Opinions & Features Workshop (Oct 26th)

Photo by Mariah Wilson

What the Black Lives Matter Movement means for Canadians

By Ishita Moghe, July 8 2020—

When comparing ourselves to our southern neighbours, we often fall into the trap of complacence or ignorance when it comes to racial injustice in our own country. The issue is that racism in Canada often does not look exactly like racism in America. So, we think we’re different. We think we’re better. 

Racism in Canada may be quieter, more discrete and maybe even less violent — so much so that at times we might even start to believe that Canada doesn’t really have a race problem — that means we’re not really racist, right?

In reality, Canadian prejudice seems to hide behind politeness, credentials, or using the ‘right’ vocabulary. We saw a chilling example of this in the Central Park incident in late May, when a white woman called the police on a Black man who had simply asked for her to leash her dog in an area meant for bird-watching, which is a park rule. Her frequent, fervent use of the words ‘African-American’ as the primary descriptor while making false accusations to the police seemed indicative of a deep-rooted and insidious type of racism — a racism that tends to be more prevalent in educated, well-connected, ‘normal’ people — including Canadians. Even in her apology, the woman in this video insisted she was not racist. Is there another reason that she felt the need to proclaim that it was an African-American man threatening her? Was she not purposefully leveraging her innate status as a white woman to harm a Black man?

This incident exemplifies the brand of clandestine, ‘not real racism’ racism that is still very present in Canada. It has a tangible impact on the lives of visible minorities, from job and educational opportunities to hate crimes. Statistics Canada has reported that visible minorities deal with lower average income, higher unemployment rates and significantly more police-reported hate crimes.
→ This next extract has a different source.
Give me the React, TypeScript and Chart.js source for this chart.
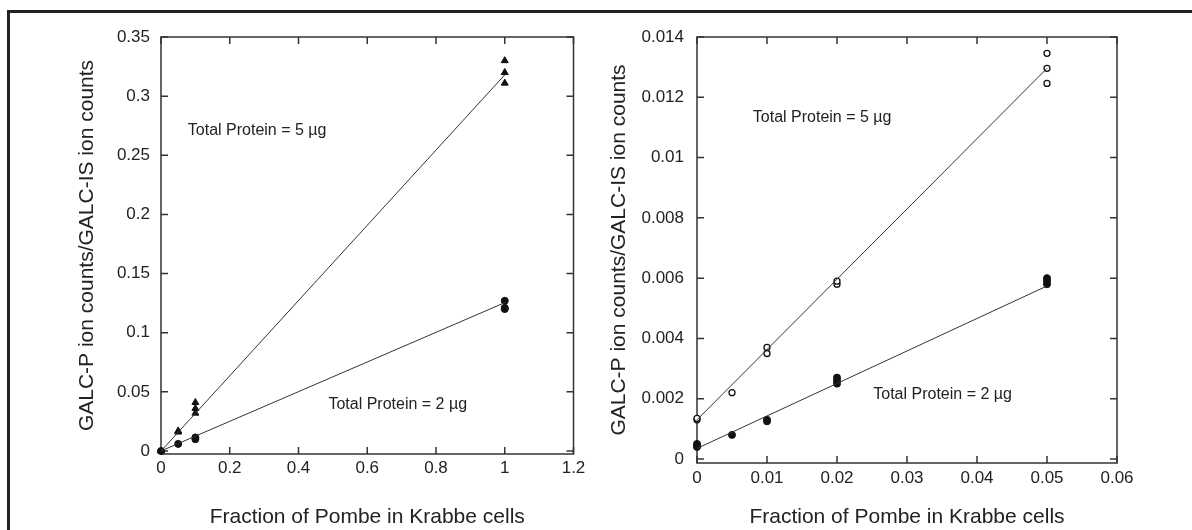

These issues are disproportionately experienced by lack and Indigenous Canadians. 94 per cent of Black youth in Canada reported the desire to obtain a university degree, but only 60 per cent believed they actually could. Of the rest of the population, 79 per cent, believed they could obtain a university degree if they wanted to.

Many Canadians truly believe that racism is not a significant problem in our country. In the Race Relations in Canada 2019 Survey, 84 per cent of white respondents held an optimistic view on the state of race relation in their communities. A noticeably smaller proportion of minorities agreed with this sentiment: 77 per cent of Black respondents and 69 per cent of Indigenous respondents shared the positive view. It is not surprising that the groups most marginalized in Canadian society feel less hopeful about being treated equally to their white counterparts.

We might say ‘African-American’ and ‘Indigenous’ instead of the slurs we see people use in the never-ending stream of viral videos. We might have minority neighbours that we are always polite with. We might believe that the Canadian community is fully accepting of our multicultural roots. Although we are a largely welcoming community, the data speaks for itself. Minority groups are consistently in lower socioeconomic conditions and deal with more hate crime, this is amplified for Indigenous and Black Canadians.

I hope that those of us who are inherently privileged through race, socioeconomic status or education take this opportunity to introspect and learn about the racial prejudices inside of us and our communities. We may forget it sometimes when we look at cases of glaring racism in other countries, but even in Canada we have a long way to go. We cannot stop until we are all equal.

This article is part of our Opinions section and does not necessarily reflect the views of the Gauntlet’s editorial board.